What [Marshall was kicked out at 9:22 am]

Good riddance, I didn't like him anyway.
-SSJ Markal (CW)

We may never hear from him again!
-There's a 'Y' on my shirt (CW)

It's for the best.
-Blue-Feathered Anonymous (CW)

Yeah, he was kinda a jerk.
-Super Cool 986 (CW)

I cerltainly von't miss him.
-Double Fanged Action (CW)

I will.
-There's a 'Y' on my shirt (CW)

We'll B fine w/o him, U'll C.
-SSJ Markal (CW)

Cheer ^.
-Super Cool 986 (CW)

Perhaps we should close this entry for now. [Blue-Feathered Anonymous (CW) closed out at 9:30 am]

Alright. [There's a 'Y' on my shirt (CW) closed out at 9:31 am]

I wanna keep talkin'.
-SSJ Markal (CW)

[Super Cool 986 (CW) closed out at 9:32 am]
[Double Fanged Action (CW) closed out at 9:32 am]

Fine! I'll just talk to myself, then!...............................................................................................................
[SSJ Markal (CW) closed out at 9:34 am]

*Markal's design resembles that of a Super Saiyan.

Outside the journal, Marshall and Jarvis are together in their home world looking for one of the saviors, so he got a bit melodramatic. Come back tomorrow for Part 2!

Thursday, January 13, 2011

Krazy Robot World!


On this world, we encountered some crazy powerful robots! One had us cornered, but Sir Jay got it in the back with his halberd. (Awesome move, Sir Jay!*) Shortly after, a guy named Vaporwing found us and brought us to his hideout, where we met his friends. They told us they were the super heroes and super-villains of this world, and they teamed-up to halt the threat of the 'audiobots.' They asked us for help, and we agreed. They took us to the factory, where hundreds of audiobots were produced! It was a tough fight, but we pulled through to the boss and defeated him. We returned to Vaporwing's hideout to celebrate. To our surprise, we found Markal there! He ran away through a portal. We would have followed immediately, but Vaporwing suggested we eat first. After a hearty meal, we set off after Markal.

To say it was a tough fight would be an understatement.
-Blue-Feathered Anonymous (CW)

Yes, it vuz a verly tough fight!
-Double Fanged Action (CW)

My knuckles still ache!
-Super Cool 986**(CW)

I'm glad we survived!
-There's a 'Y' on my shirt***(CW)

If your knuckles ache so much, maybe you shouldn't be writing.

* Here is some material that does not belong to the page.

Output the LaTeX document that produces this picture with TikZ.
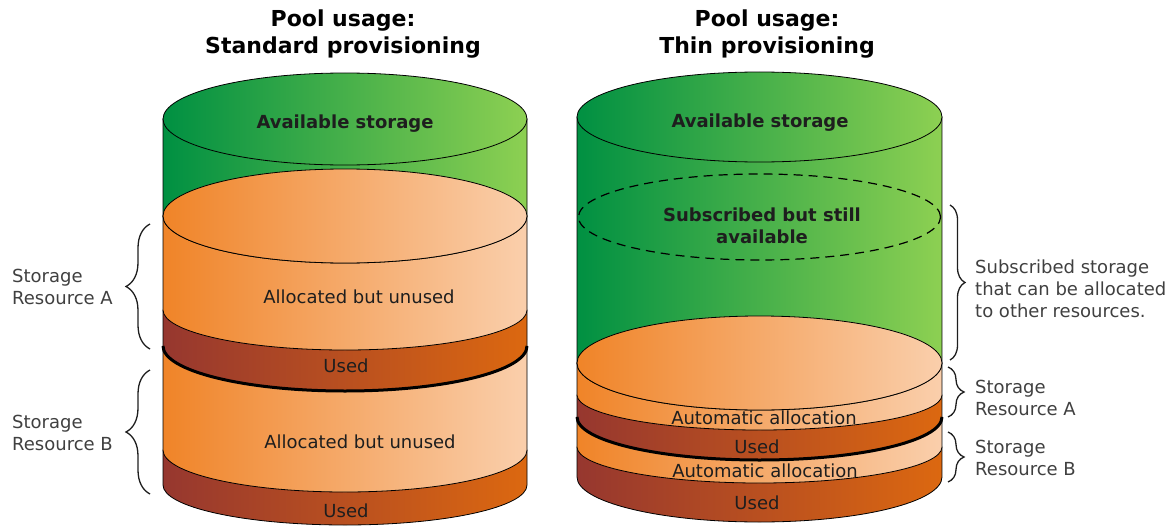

Hey, Marshall, where's your journal name?
-There's a 'Y' on my shirt (CW)

Yeah, we all have one.
-Super Cool 986 (CW)

I get tired of signing my own name, so why should I sign another? (In fact, I think I'll just stop.)

Who wrote this?^
-Blue-Feathered Anonymous (CW)

I did.

That still does not tell me who wrote it.
-Blue-Feathered Anonymous (CW)

Maybe it was Double Fanged Action (CW)?
-Super Cool 986 (CW)

It vuz not me.
-Double Fanged Action (CW)

(Didn't we go through this already?)
-There's a 'Y' on my shirt (CW)

Marshall wrote it!

How do you know Master Marshall wrote it?
-Blue-Feathered Anonymous (CW)

Because I'm Marshall!

Anyone can claim to be Marshall, but without verification, we can't know for sure.
-Super Cool 986 (CW)

I wrote it.

O, hey, Marshall! U know, U should get a journal name so noone will steal Ur identity.
-There's a 'Y' on my shirt (CW)

...(Maybe I'm the idiot.)

*For a drawing of this scene, view my November 7, 2010 post "Remember the Word 'Doodle'?"
**This is the handle I suggested to my mother when she made her first eBay account.
***Jarvis wears a white long-sleeved shirt which features a yellow "Y" extending from his shoulders to his waist. The pattern is mirrored on the back.